→ Short problem
Please retype the data in full and exactly; the pictures are not part of the copy.

========

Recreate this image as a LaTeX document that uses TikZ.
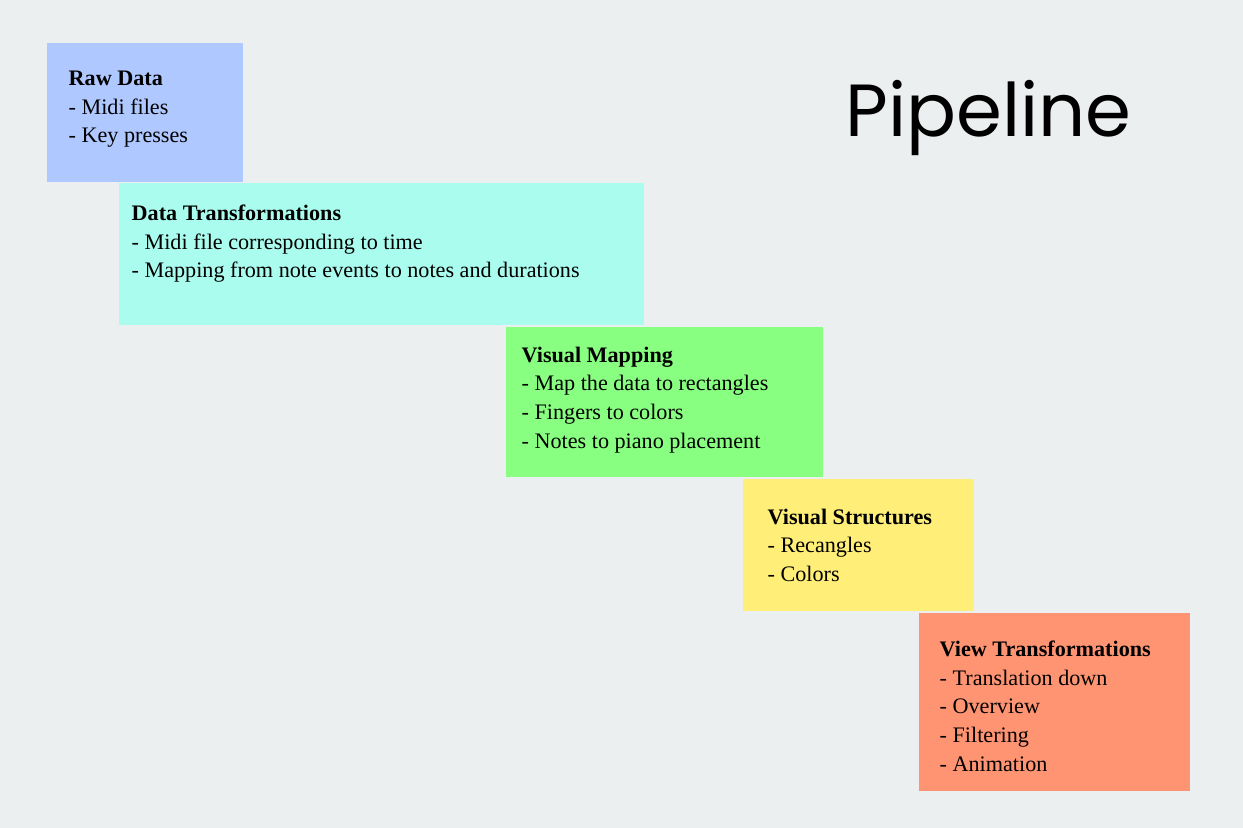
\documentclass[tikz,border=0pt]{standalone}
\usepackage{fontspec}
\setmainfont{Liberation Serif}
\newfontfamily\titlefont{Poppins}
\usetikzlibrary{positioning}
\definecolor{bgc}{HTML}{ECEFEF}
\definecolor{rawc}{HTML}{AFC8FF}
\definecolor{transc}{HTML}{AAFCEE}
\definecolor{mapc}{HTML}{88FF80}
\definecolor{structc}{HTML}{FFEE77}
\definecolor{viewc}{HTML}{FF9473}
\tikzset{
  stage/.style={rectangle, draw=none, inner sep=0pt, anchor=north west},
  stagetext/.style={anchor=north west, inner sep=0pt, align=left,
    font=\fontsize{6.3}{8.2}\selectfont}
}
\begin{document}
\begin{tikzpicture}[x=0.01cm, y=-0.01cm]
  % background
  \fill[bgc] (0,0) rectangle (1243,828);
  \useasboundingbox (0,0) rectangle (1243,828);

  % Title
  \node[anchor=base west, inner sep=0pt, font=\titlefont\fontsize{21}{21}\selectfont] (title) at (845,137) {Pipeline};

  % Stage boxes
  \node[stage, fill=rawc, minimum width=1.96cm, minimum height=1.39cm] (raw) at (46,42) {};
  \node[stage, fill=transc, minimum width=5.25cm, minimum height=1.42cm] (trans) at (118,182) {};
  \node[stage, fill=mapc, minimum width=3.17cm, minimum height=1.50cm] (map) at (505,326) {};
  \node[stage, fill=structc, minimum width=2.31cm, minimum height=1.32cm] (struct) at (742,478) {};
  \node[stage, fill=viewc, minimum width=2.71cm, minimum height=1.78cm] (view) at (918,612) {};

  % Stage texts
  \node[stagetext] (rawtxt) at ([shift={(22,28)}]raw.north west)
    {\textbf{Raw Data}\\- Midi files\\- Key presses};
  \node[stagetext] (transtxt) at ([shift={(13,22)}]trans.north west)
    {\textbf{Data Transformations}\\- Midi file corresponding to time\\- Mapping from note events to notes and durations};
  \node[stagetext] (maptxt) at ([shift={(16,20)}]map.north west)
    {\textbf{Visual Mapping}\\- Map the data to rectangles\\- Fingers to colors\\- Notes to piano placement};
  \node[stagetext] (structtxt) at ([shift={(25,30)}]struct.north west)
    {\textbf{Visual Structures}\\- Recangles\\- Colors};
  \node[stagetext] (viewtxt) at ([shift={(21,28)}]view.north west)
    {\textbf{View Transformations}\\- Translation down\\- Overview\\- Filtering\\- Animation};
\end{tikzpicture}
\end{document}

========

→ Reply
Recreate this image as a LaTeX document that uses TikZ.
\documentclass[tikz,border=0pt]{standalone}
\usepackage{fontspec}
\setmainfont{Liberation Serif}
\newfontfamily\titlefont{Poppins}
\usetikzlibrary{positioning}
\definecolor{bgc}{HTML}{ECEFEF}
\definecolor{rawc}{HTML}{AFC8FF}
\definecolor{transc}{HTML}{AAFCEE}
\definecolor{mapc}{HTML}{88FF80}
\definecolor{structc}{HTML}{FFEE77}
\definecolor{viewc}{HTML}{FF9473}
\tikzset{
  stage/.style={rectangle, draw=none, inner sep=0pt, anchor=north west},
  stagetext/.style={anchor=north west, inner sep=0pt, align=left,
    font=\fontsize{6.3}{8.2}\selectfont}
}
\begin{document}
\begin{tikzpicture}[x=0.01cm, y=-0.01cm]
  % background
  \fill[bgc] (0,0) rectangle (1243,828);
  \useasboundingbox (0,0) rectangle (1243,828);

  % Title
  \node[anchor=base west, inner sep=0pt, font=\titlefont\fontsize{21}{21}\selectfont] (title) at (845,137) {Pipeline};

  % Stage boxes
  \node[stage, fill=rawc, minimum width=1.96cm, minimum height=1.39cm] (raw) at (46,42) {};
  \node[stage, fill=transc, minimum width=5.25cm, minimum height=1.42cm] (trans) at (118,182) {};
  \node[stage, fill=mapc, minimum width=3.17cm, minimum height=1.50cm] (map) at (505,326) {};
  \node[stage, fill=structc, minimum width=2.31cm, minimum height=1.32cm] (struct) at (742,478) {};
  \node[stage, fill=viewc, minimum width=2.71cm, minimum height=1.78cm] (view) at (918,612) {};

  % Stage texts
  \node[stagetext] (rawtxt) at ([shift={(22,28)}]raw.north west)
    {\textbf{Raw Data}\\- Midi files\\- Key presses};
  \node[stagetext] (transtxt) at ([shift={(13,22)}]trans.north west)
    {\textbf{Data Transformations}\\- Midi file corresponding to time\\- Mapping from note events to notes and durations};
  \node[stagetext] (maptxt) at ([shift={(16,20)}]map.north west)
    {\textbf{Visual Mapping}\\- Map the data to rectangles\\- Fingers to colors\\- Notes to piano placement};
  \node[stagetext] (structtxt) at ([shift={(25,30)}]struct.north west)
    {\textbf{Visual Structures}\\- Recangles\\- Colors};
  \node[stagetext] (viewtxt) at ([shift={(21,28)}]view.north west)
    {\textbf{View Transformations}\\- Translation down\\- Overview\\- Filtering\\- Animation};
\end{tikzpicture}
\end{document}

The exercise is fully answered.